There’s a point in life where you come to a cold, hard realization: you won’t see certain people again. It’s not a dramatic thought; it’s just a quiet, sober fact. Like when you’re hugging your grandmother in some piss-stinking hospice, her body connected to tubes, and they’ve just started the final drip. You have work, a project to finish. Your kid has school. The bills still need to be paid. So you kiss her on her waxy forehead, knowing, just knowing, this is the last time. But you still lie. You still say, “Next time, we’ll do this or that.”
With me leaving for Argentina in the next six months, that clock is ticking loud in my own head. It makes you prioritize. So I’m making damn sure to get in the needed time with my kids. A get-together this summer at Seal Beach. A trip to New York in October. I’m getting my son out here to Arizona one more time. These are the things that matter.
Which brings me to the fly-fishing trip. The one with my organic father and his two other sons, my half-brothers. A trip to Brush Creek to “celebrate the life” of my uncle, his brother. The dates changed, and then the plan changed. Instead of meeting at my aunt’s house in L.A. and driving up together like we used to, they decided they’d fly into San Bernardino, leaving everyone else to fend for themselves.
And just like that, in true form, my organic father created an “us and them” environment. It was a small thing, but it was everything. It triggered something in me, and I pulled away from the whole damn thing.
And in that moment, I understood. This was it. This fly fishing trip will be the last time I’d ever have a chance to see him.
Our relationship, it wasn’t some screaming match anymore. The war was over. We weren’t dropping the usual bombs on each other—”you’re a racist,” “you’re a Nazi,” all that cheap, tired ammunition.
I just have no motivation left in my heart or my head to compromise, to chase after him. He’s got my phone number, my email address. The line is open on my end if he ever decides to use it.
So this is our last stance, then. A quiet, mutual agreement to just let the whole goddamn thing bleed out and die right here.
So with that knowledge, that this is it, the end of the line, someone suggested I should drop my whole life and run to him. For one more hug. For some kind of “acceptance.”
Fuck that.
The good memories I have of him, they’re burned into my mind, and I’m happy for them. But all the other shit I’ve shared with you, that’s not my primary thought anymore. There’s nothing left to forgive, because I’m done hating him. But you have to understand the final stage of it all. After all the attempts to recover, after the apologies that never come, you have to disconnect. You forgive them, for your own goddamn sanity. Then you forget them. You move on with your life, and you adopt a simple policy: you never pay for the same piece of real estate twice.
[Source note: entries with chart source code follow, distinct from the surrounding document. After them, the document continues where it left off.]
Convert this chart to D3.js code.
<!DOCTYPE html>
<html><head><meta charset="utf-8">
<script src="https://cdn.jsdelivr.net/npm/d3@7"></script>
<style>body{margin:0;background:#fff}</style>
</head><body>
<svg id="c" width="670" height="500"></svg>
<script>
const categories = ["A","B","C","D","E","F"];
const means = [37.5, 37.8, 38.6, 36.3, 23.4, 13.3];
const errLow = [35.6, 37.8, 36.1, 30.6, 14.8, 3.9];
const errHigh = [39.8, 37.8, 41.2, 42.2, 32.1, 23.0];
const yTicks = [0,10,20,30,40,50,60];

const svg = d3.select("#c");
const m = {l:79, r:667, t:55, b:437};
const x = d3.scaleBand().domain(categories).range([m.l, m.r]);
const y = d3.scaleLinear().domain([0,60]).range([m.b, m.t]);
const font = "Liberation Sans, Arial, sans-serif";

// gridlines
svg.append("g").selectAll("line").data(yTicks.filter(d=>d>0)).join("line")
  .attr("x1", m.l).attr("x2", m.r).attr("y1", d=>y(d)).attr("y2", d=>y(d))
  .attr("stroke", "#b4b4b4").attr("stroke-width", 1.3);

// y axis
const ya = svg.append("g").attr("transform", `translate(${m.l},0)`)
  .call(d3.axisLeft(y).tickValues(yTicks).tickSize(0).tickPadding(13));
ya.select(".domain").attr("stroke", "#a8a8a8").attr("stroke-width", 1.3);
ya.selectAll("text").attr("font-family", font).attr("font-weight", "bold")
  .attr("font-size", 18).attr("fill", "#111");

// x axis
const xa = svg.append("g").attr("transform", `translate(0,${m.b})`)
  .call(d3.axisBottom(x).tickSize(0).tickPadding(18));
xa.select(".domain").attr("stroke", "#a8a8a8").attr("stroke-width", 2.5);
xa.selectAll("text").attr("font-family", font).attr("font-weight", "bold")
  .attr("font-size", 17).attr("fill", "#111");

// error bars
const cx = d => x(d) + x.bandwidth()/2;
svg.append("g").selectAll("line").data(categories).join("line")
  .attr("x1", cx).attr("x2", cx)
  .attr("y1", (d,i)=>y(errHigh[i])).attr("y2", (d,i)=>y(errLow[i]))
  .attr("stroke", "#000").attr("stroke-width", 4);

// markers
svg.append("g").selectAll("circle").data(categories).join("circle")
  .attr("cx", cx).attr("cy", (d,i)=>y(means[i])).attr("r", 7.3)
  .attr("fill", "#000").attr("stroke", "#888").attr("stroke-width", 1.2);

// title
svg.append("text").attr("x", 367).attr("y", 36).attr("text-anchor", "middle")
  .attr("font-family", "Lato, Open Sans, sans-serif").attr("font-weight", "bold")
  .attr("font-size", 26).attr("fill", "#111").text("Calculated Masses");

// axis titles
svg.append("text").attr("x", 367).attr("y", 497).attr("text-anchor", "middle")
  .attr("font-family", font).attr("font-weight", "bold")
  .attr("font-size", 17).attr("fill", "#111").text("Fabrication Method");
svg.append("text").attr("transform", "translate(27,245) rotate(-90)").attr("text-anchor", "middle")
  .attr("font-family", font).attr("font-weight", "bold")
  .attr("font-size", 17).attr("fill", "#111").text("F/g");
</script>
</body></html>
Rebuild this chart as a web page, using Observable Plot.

So what’s the outcome? Do you love yourself enough to keep the people who hurt you at a distance? These toxic relationships you didn’t choose, this colossal family fuck-up you were just born into by some random chance. It’s been over eight years since that man was fully in my life. And in moments of reflection, I don’t miss him. I miss my father, Jim Orsillo. I miss my grandmothers. I miss my grandfather. I miss anybody and everybody who ever gave me a single, solitary drop of unconditional love. I needed more time with them.
But my organic mother and father? Does a tree make a sound when it falls in the forest and there’s nobody around to hear it?
That, I think, summarizes how I feel about them. They can fall all they want. I’m not listening anymore.